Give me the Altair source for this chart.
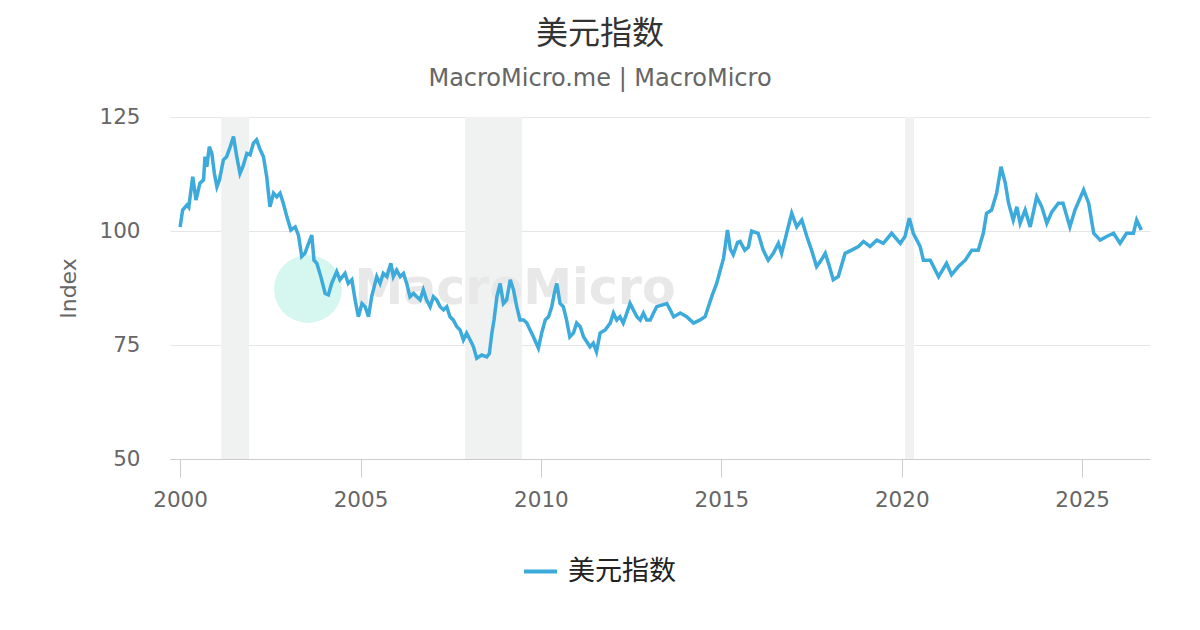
import altair as alt
import pandas as pd

years = [2000.00, 2000.07, 2000.19, 2000.24, 2000.35, 2000.44, 2000.55, 2000.65, 2000.69, 2000.74,
         2000.81, 2000.88, 2000.95, 2001.02, 2001.09, 2001.20, 2001.29, 2001.39, 2001.48, 2001.57,
         2001.66, 2001.74, 2001.85, 2001.94, 2002.03, 2002.12, 2002.22, 2002.31, 2002.40, 2002.49,
         2002.59, 2002.68, 2002.77, 2002.86, 2002.96, 2003.07, 2003.19, 2003.28, 2003.37, 2003.46,
         2003.56, 2003.65, 2003.71, 2003.79, 2003.90, 2004.02, 2004.11, 2004.20, 2004.34, 2004.43,
         2004.57, 2004.66, 2004.76, 2004.85, 2004.94, 2005.04, 2005.13, 2005.22, 2005.31, 2005.45,
         2005.54, 2005.63, 2005.73, 2005.84, 2005.91, 2006.00, 2006.10, 2006.19, 2006.28, 2006.37,
         2006.47, 2006.56, 2006.65, 2006.74, 2006.83, 2006.93, 2007.02, 2007.11, 2007.21, 2007.30,
         2007.39, 2007.48, 2007.57, 2007.67, 2007.76, 2007.85, 2007.94, 2008.04, 2008.13, 2008.22,
         2008.36, 2008.50, 2008.57, 2008.64, 2008.70, 2008.78, 2008.87, 2008.96, 2009.05, 2009.15,
         2009.24, 2009.33, 2009.42, 2009.52, 2009.61, 2009.70, 2009.79, 2009.93, 2010.02, 2010.12,
         2010.21, 2010.30, 2010.37, 2010.44, 2010.53, 2010.62, 2010.71, 2010.80, 2010.90, 2010.99,
         2011.09, 2011.18, 2011.27, 2011.36, 2011.45, 2011.54, 2011.64, 2011.78, 2011.92, 2012.01,
         2012.10, 2012.19, 2012.28, 2012.38, 2012.47, 2012.56, 2012.66, 2012.75, 2012.84, 2012.93,
         2013.03, 2013.12, 2013.21, 2013.49, 2013.68, 2013.86, 2014.04, 2014.23, 2014.41, 2014.55,
         2014.64, 2014.75, 2014.87, 2015.06, 2015.17, 2015.25, 2015.33, 2015.45, 2015.52, 2015.65,
         2015.75, 2015.84, 2016.02, 2016.16, 2016.30, 2016.44, 2016.58, 2016.67, 2016.81, 2016.95,
         2017.09, 2017.23, 2017.37, 2017.50, 2017.64, 2017.76, 2017.88, 2017.97, 2018.10, 2018.24,
         2018.43, 2018.61, 2018.80, 2018.94, 2019.12, 2019.31, 2019.49, 2019.72, 2019.96, 2020.09,
         2020.21, 2020.32, 2020.51, 2020.60, 2020.79, 2021.02, 2021.24, 2021.38, 2021.57, 2021.76,
         2021.94, 2022.12, 2022.26, 2022.35, 2022.49, 2022.63, 2022.75, 2022.87, 2022.96, 2023.09,
         2023.19, 2023.28, 2023.42, 2023.56, 2023.74, 2023.88, 2024.02, 2024.16, 2024.34, 2024.47,
         2024.66, 2024.80, 2025.04, 2025.18, 2025.32, 2025.50, 2025.68, 2025.87, 2026.05, 2026.23,
         2026.42, 2026.51, 2026.64]

values = [100.9, 104.6, 105.7, 105.2, 111.9, 106.8, 110.5, 111.2, 116.3, 114.1,
          118.5, 117.0, 112.6, 109.7, 111.2, 115.6, 116.3, 118.5, 120.7, 116.3,
          112.6, 114.1, 117.0, 116.7, 119.2, 120.0, 117.8, 116.3, 111.9, 105.3,
          108.3, 107.5, 108.3, 106.1, 103.1, 100.2, 100.9, 99.1, 94.4, 95.1,
          97.3, 99.1, 93.6, 92.9, 90.0, 86.3, 86.0, 88.5, 91.1, 89.3,
          90.7, 88.5, 89.3, 84.9, 81.2, 84.1, 83.4, 81.2, 85.6, 90.0,
          88.5, 90.7, 90.0, 92.9, 90.0, 91.4, 90.0, 90.7, 88.5, 85.6,
          86.3, 85.6, 84.9, 87.1, 84.9, 83.4, 85.6, 84.9, 83.4, 82.7,
          83.4, 81.2, 80.5, 79.0, 78.3, 76.1, 77.6, 76.1, 74.6, 72.1,
          72.8, 72.4, 73.1, 77.6, 80.5, 85.6, 88.5, 84.1, 84.9, 89.3,
          87.1, 83.4, 80.5, 80.5, 79.8, 78.3, 76.8, 74.3, 77.6, 80.5,
          81.2, 83.4, 86.3, 88.5, 84.1, 83.4, 80.5, 76.8, 77.6, 79.8,
          79.0, 76.8, 75.7, 74.6, 75.4, 73.5, 77.6, 78.3, 79.8, 82.0,
          80.5, 81.2, 79.8, 82.0, 84.1, 82.7, 81.2, 80.5, 82.0, 80.5,
          80.5, 82.0, 83.4, 84.1, 81.2, 82.0, 81.2, 79.8, 80.5, 81.2,
          83.4, 86.0, 88.5, 94.0, 100.2, 96.0, 94.8, 97.5, 97.7, 95.8,
          96.5, 100.0, 99.5, 95.8, 93.6, 95.1, 97.3, 95.1, 99.5, 103.9,
          100.9, 102.4, 98.8, 95.8, 92.2, 93.5, 95.1, 92.9, 89.3, 90.0,
          95.1, 95.8, 96.6, 97.7, 96.6, 98.0, 97.3, 99.5, 97.3, 98.8,
          102.8, 99.5, 96.6, 93.6, 93.6, 90.0, 92.9, 90.4, 92.2, 93.6,
          95.8, 95.8, 99.5, 103.9, 104.6, 108.3, 114.1, 110.5, 106.1, 102.4,
          105.3, 101.7, 104.6, 100.9, 107.5, 105.3, 101.7, 104.2, 106.1, 106.1,
          100.9, 104.6, 109.0, 106.1, 99.5, 98.0, 98.8, 99.5, 97.3, 99.5,
          99.5, 102.4, 100.2]

rec_start = [2001.14, 2007.90, 2020.09]
rec_end = [2001.91, 2009.48, 2020.34]

series_name = "美元指数"
x_ticks = [2000, 2005, 2010, 2015, 2020, 2025]
y_ticks = [50, 75, 100, 125]

df = pd.DataFrame({"year": years, "value": values, "series": [series_name] * len(years)})
df_rec = pd.DataFrame({"start": rec_start, "end": rec_end})

FONT = "DejaVu Sans, Noto Sans CJK SC"
CJK = "Noto Sans CJK SC"

xscale = alt.Scale(domain=[1999.72, 2026.88], nice=False, zero=False)
yscale = alt.Scale(domain=[50, 125], nice=False, zero=False)

bands = alt.Chart(df_rec).mark_rect(color="#f0f2f2").encode(
    x=alt.X("start:Q", scale=xscale),
    x2="end:Q",
    y=alt.value(0),
    y2=alt.value(342),
)

wm_circle = alt.Chart(alt.Data(values=[{}])).mark_point(
    shape="circle", filled=True, color="#d6f6f0", size=4600, opacity=1
).encode(x=alt.value(138), y=alt.value(172))

wm_text = alt.Chart(alt.Data(values=[{}])).mark_text(
    text="MacroMicro", font="DejaVu Sans", fontWeight="bold", fontSize=49,
    color="#e8e8e8", align="center", baseline="middle"
).encode(x=alt.value(345), y=alt.value(172))

line = alt.Chart(df).mark_line(strokeWidth=3.5, interpolate="linear").encode(
    x=alt.X("year:Q", scale=xscale,
            axis=alt.Axis(values=x_ticks, format="d", title=None, grid=False,
                          labelFontSize=21.5, labelColor="#666666", labelFont=FONT,
                          tickSize=18, tickColor="#cccccc", domainColor="#cccccc",
                          labelPadding=12, labelFlush=False)),
    y=alt.Y("value:Q", scale=yscale,
            axis=alt.Axis(values=y_ticks, title="Index", grid=True, gridColor="#e6e6e6",
                          domain=False, ticks=False, labelFontSize=21.5, labelColor="#666666",
                          labelFont=FONT, labelPadding=30, titleFontSize=22,
                          titleColor="#666666", titleFont=FONT, titleFontWeight="normal",
                          titlePadding=18)),
    color=alt.Color("series:N", scale=alt.Scale(range=["#3caada"]),
                    legend=alt.Legend(title=None, orient="none", legendX=352, legendY=436,
                                      symbolType="stroke", symbolSize=1089,
                                      symbolStrokeWidth=4, labelFontSize=27,
                                      labelFont=CJK, labelColor="#222222", labelOffset=9)),
)

chart = alt.layer(bands, wm_circle, wm_text, line).properties(
    width=980,
    height=342,
    title=alt.TitleParams(text="美元指数", subtitle="MacroMicro.me | MacroMicro",
                          anchor="middle", dx=-60, fontSize=32, font=CJK,
                          fontWeight="normal", color="#333333",
                          subtitleFont="DejaVu Sans", subtitleFontSize=24,
                          subtitleColor="#666666", subtitlePadding=16, offset=14),
    autosize=alt.AutoSizeParams(type="none"),
    padding={"left": 162, "top": 109, "right": 30, "bottom": 150},
).configure(background="white").configure_view(strokeWidth=0, stroke="transparent")

chart.save("out.html", embed_options={"renderer": "svg", "actions": False})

****************************************

Begin at the first line of the data above and repeat each line exactly, stopping after the line containing "import pandas as pd". Omit the pictures.

Result for this exercise:
Give me the Altair source for this chart.
import altair as alt
import pandas as pd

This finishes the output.